Instructions to follow: Everything from the first line down to the line containing "tri_y = [34.1, 26.3, 20.1]" is to be retyped exactly, both ends included, with pictures left out.
┄┄┄┄┄┄┄┄┄┄┄┄┄┄┄┄┄┄┄┄
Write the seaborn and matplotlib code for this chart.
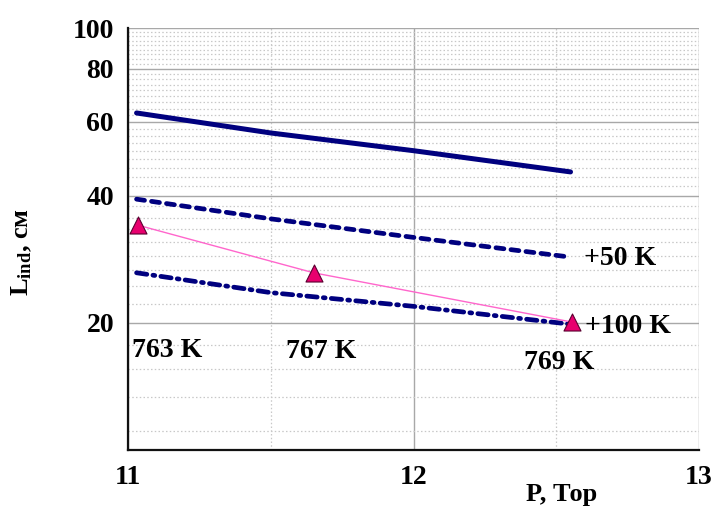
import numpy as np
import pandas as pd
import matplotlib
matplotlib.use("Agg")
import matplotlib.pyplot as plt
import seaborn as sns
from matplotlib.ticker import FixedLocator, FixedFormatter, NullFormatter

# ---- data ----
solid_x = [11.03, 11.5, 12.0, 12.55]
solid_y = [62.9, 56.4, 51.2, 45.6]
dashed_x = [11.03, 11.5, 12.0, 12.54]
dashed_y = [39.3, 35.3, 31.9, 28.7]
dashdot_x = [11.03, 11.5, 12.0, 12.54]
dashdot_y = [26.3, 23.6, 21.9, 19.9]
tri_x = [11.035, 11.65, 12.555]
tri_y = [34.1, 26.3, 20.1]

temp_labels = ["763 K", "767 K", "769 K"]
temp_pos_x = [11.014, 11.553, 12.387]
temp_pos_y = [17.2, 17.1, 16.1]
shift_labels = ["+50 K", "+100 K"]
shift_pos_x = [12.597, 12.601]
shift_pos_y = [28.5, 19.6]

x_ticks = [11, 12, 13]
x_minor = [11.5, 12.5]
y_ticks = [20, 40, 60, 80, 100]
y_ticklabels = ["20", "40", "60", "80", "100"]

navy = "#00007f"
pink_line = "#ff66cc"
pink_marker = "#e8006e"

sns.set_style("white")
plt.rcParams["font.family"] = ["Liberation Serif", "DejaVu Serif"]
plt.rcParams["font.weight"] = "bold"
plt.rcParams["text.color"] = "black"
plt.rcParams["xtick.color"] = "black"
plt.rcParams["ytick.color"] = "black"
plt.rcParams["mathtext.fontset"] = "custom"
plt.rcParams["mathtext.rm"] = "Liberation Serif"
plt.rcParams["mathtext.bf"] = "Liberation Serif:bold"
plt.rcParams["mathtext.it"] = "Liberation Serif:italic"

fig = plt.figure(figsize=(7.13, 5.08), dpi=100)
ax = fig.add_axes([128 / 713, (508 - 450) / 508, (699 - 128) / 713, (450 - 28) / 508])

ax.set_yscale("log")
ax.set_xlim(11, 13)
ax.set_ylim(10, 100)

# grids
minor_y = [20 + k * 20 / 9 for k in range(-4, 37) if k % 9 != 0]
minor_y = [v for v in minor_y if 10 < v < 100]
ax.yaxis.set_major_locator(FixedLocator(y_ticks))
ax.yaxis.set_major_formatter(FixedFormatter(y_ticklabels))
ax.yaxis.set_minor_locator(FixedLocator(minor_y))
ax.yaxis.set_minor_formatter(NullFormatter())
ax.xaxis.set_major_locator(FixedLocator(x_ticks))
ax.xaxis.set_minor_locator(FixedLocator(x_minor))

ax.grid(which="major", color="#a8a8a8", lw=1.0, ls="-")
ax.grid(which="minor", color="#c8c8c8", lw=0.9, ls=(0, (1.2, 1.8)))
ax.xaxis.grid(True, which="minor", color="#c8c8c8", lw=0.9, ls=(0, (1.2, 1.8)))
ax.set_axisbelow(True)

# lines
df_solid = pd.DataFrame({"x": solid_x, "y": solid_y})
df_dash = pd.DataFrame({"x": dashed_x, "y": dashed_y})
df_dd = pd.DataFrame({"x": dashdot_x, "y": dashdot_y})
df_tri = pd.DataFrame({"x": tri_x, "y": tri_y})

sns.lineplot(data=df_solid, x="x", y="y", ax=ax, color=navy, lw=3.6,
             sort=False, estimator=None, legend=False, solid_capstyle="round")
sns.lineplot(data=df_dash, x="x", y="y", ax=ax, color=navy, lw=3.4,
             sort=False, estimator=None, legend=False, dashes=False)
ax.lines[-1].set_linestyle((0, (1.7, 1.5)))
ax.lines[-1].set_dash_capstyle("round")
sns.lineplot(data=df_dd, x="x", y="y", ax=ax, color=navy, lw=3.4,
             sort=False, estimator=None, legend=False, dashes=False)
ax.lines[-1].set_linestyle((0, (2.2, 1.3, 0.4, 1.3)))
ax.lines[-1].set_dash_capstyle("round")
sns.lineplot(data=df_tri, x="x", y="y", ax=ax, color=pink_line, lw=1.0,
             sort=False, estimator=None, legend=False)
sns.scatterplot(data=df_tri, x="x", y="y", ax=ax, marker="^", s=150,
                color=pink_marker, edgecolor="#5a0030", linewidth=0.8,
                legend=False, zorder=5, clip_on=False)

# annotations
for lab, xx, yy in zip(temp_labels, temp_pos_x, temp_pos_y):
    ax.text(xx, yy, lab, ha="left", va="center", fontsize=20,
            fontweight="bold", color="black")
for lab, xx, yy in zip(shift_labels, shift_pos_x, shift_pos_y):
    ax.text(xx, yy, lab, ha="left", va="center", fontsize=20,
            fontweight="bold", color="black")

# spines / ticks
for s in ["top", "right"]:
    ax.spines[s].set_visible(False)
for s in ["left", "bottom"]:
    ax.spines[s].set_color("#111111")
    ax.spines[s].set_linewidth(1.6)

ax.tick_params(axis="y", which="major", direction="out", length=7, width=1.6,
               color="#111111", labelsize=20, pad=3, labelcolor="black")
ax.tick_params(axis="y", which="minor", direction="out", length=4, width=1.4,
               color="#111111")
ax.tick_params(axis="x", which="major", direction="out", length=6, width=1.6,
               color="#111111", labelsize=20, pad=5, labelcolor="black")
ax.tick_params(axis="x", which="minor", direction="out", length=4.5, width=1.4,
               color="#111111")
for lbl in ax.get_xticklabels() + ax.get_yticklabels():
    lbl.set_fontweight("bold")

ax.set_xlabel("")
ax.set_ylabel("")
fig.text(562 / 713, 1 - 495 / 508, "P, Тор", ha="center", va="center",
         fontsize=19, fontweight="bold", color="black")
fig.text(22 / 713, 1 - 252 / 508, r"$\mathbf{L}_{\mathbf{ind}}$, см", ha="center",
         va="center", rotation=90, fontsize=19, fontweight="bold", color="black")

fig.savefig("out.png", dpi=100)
┄┄┄┄┄┄┄┄┄┄┄┄┄┄┄┄┄┄┄┄
The completed task:
Write the seaborn and matplotlib code for this chart.
import numpy as np
import pandas as pd
import matplotlib
matplotlib.use("Agg")
import matplotlib.pyplot as plt
import seaborn as sns
from matplotlib.ticker import FixedLocator, FixedFormatter, NullFormatter

# ---- data ----
solid_x = [11.03, 11.5, 12.0, 12.55]
solid_y = [62.9, 56.4, 51.2, 45.6]
dashed_x = [11.03, 11.5, 12.0, 12.54]
dashed_y = [39.3, 35.3, 31.9, 28.7]
dashdot_x = [11.03, 11.5, 12.0, 12.54]
dashdot_y = [26.3, 23.6, 21.9, 19.9]
tri_x = [11.035, 11.65, 12.555]
tri_y = [34.1, 26.3, 20.1]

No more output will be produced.